I have been so busy as of late that it seems I've begun neglecting my blog. As most of you can probably understand I've had Christmas family stuff to deal with, a short family crisis, as well as simple time to write and be with the family. Here is the promised Endurance and Victory Post (though not the one I expected) and coming soon might be a third part as well as the series on types of characters.
I talk to many aspiring writers, quite a few of which are my friends in real life. They stick with writing for months, sometimes even a full year, and then just quit. They grow tired, or loose interest. This is my greatest fear--that I may by some means loose interest in my current project or in writing in general.
I've gone through many obsessions in life. Being a kid, I often have "phases" of one thing or another. While I was REALLY small I was in love with Batman. All I ever wanted to do and to be was Batman. I never took off the costume, refused to answer to "Nathan" (only to "Batman"), and I even recall praying that I would miraculously be transformed into Batman. But what came with this obsession was the nagging fear that I would someday lose this feeling and become interested in something else.
More recently (as in a few years ago) my obsession was Star Wars. This went on from the time I was seven years old until two years ago. I really liked it. I bought all the toys, had all the video games, and had mastered the ways of the light-saber. I practiced dueling all day everyday until I could out fight kids nearly ten years my elder. I named myself Nathan Light-walker and, once again, refused to answer to anything save "Master Light-walker". I wrote a 100 page novel, at the age of 10, about Light-walker and how he and his jedi buddies saved Yoda from the clutches of the Dark Side. I fell in love with the Lego version of my favorite characters, and then the Lego Star Wars Video Game. And I remember clear as day thinking "I hope this love never dies out."
And then came my obsession with writing.
In all of my obsessions I've feared losing the obsession. These times came when I found a lack of productivity in them, or a lack of their use.
As of late, I've found myself very busy and very unable to write. This inactive state is adding to my fear that I may loose interest in writing. The funny thing is, I am writing WAYYY more than I used to and yet I still feel like I'm not doing enough. Why?
Because I'm only writing in short spurts.
Every other day or so I sit down with the plan to write for one, maybe two, hour(s). And recently I've only been able to keep at it for one hour and then knocking out half as many words as usual. On a normal day I can write 1,500-2,000 words an hour, but the trend for the past couple months has been only about 300-400 words. And its bothering me like crazy.
Have you ever felt like this? Gotten discouraged because you are not doing as well as you previously have done? It's not fun.
So I try to re-encourage myself (yes I made up that word) in any number of ways: I'll chat with other writers, take a break and read for a while, do push-ups, shut off the computer, or anything else that might help infuse me with energetic creativity.
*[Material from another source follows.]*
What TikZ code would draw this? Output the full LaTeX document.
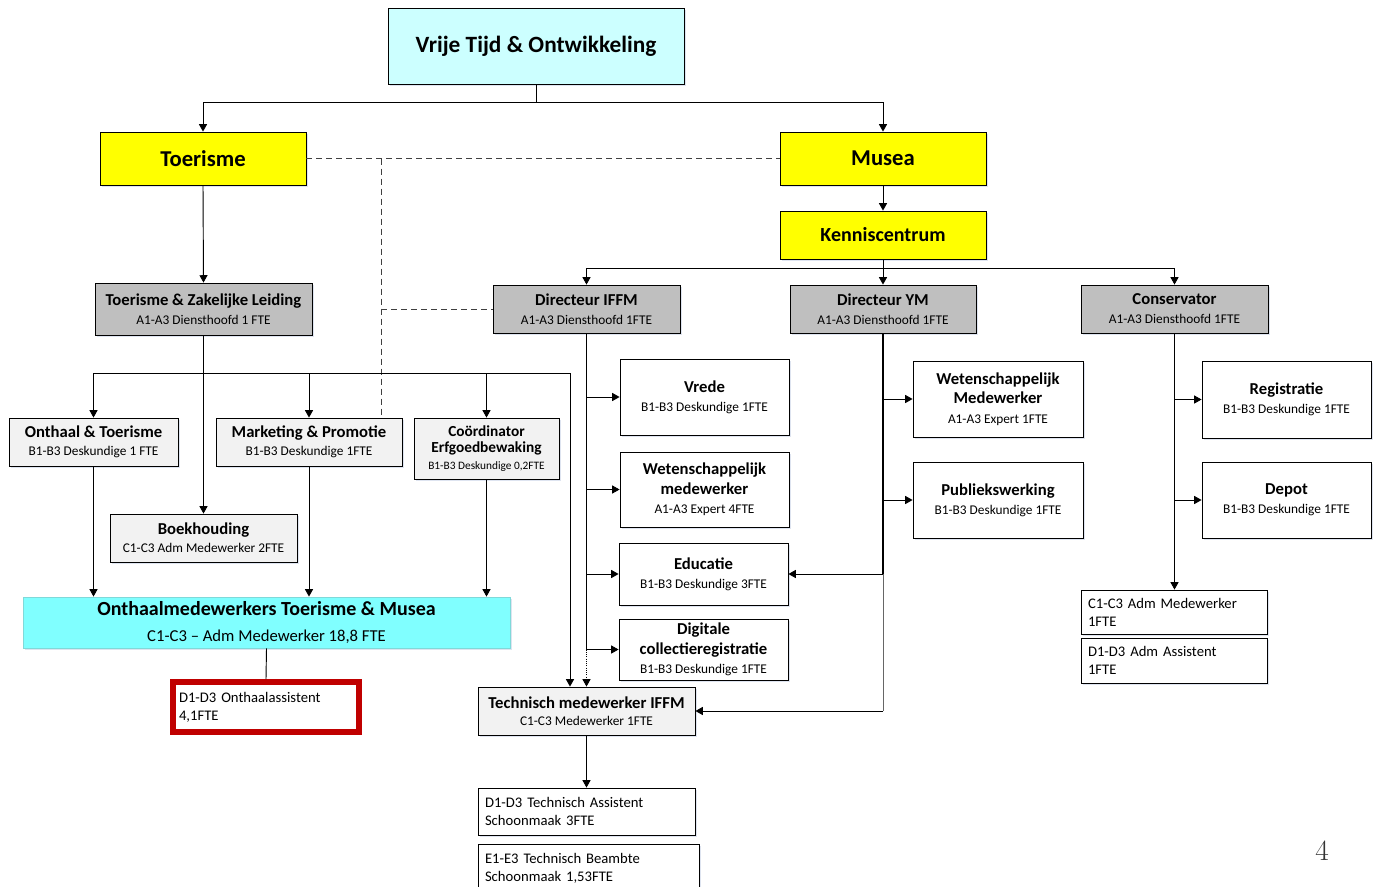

Some would call this Writer's Block. I don't. To me, it's just that I can't seem to find the story-world. I don't write in a way that Writer's Block implies to me. It seems that the term "Writer's Block" would mean that a writer is trying to create such and such and simply can't. I don't feel like that. I know, very well, what happened to my characters. But in this time right now, I can't find my characters in order to represent the events accurately.
When I call a day of writing good, the words and actions of my characters flow easily. I don't even have to think. What the characters say, they say, and what they do, they do. It's easy when things come like that. But what I consider my own version of "writer's block", and what I'm at now, I find myself forcing the characters to my will. And when I do that, well, I don't produce as much or as good of a story as I do when it comes naturally.
So as writing buddy Christian Miles said on my previous "Endurance" post, I often tuck my head and run through a scene. I just don't like to do this though, and I am not a fan of skipping ahead in my stories. I either skip backwards or not at all. I just don't like skipping ::laughs::
What I'd like readers of this post to do, is to comment with some ideas on how to get out of a rut. When you are having a bad day of writing, what do you do? Because lately, I've just been quitting and waiting for better days. As you can imagine, this isn't a good idea.
I know this idea of being "stuck in a rut" has become rather repetitive on this blog for the past couple posts, but I'd like to think its something every writer struggles with. If not, I guess that just makes me even more special :)
Stuff for you guys to look forward to;
- "Characters' Character" Series
- "Party Till Midnight!"
- "New New Year's Resolutions!"
- "Endurance and Victory! - Part Three"
- A link to the working prelude of The Sword of Fire
And since that is over: Have a happy new year!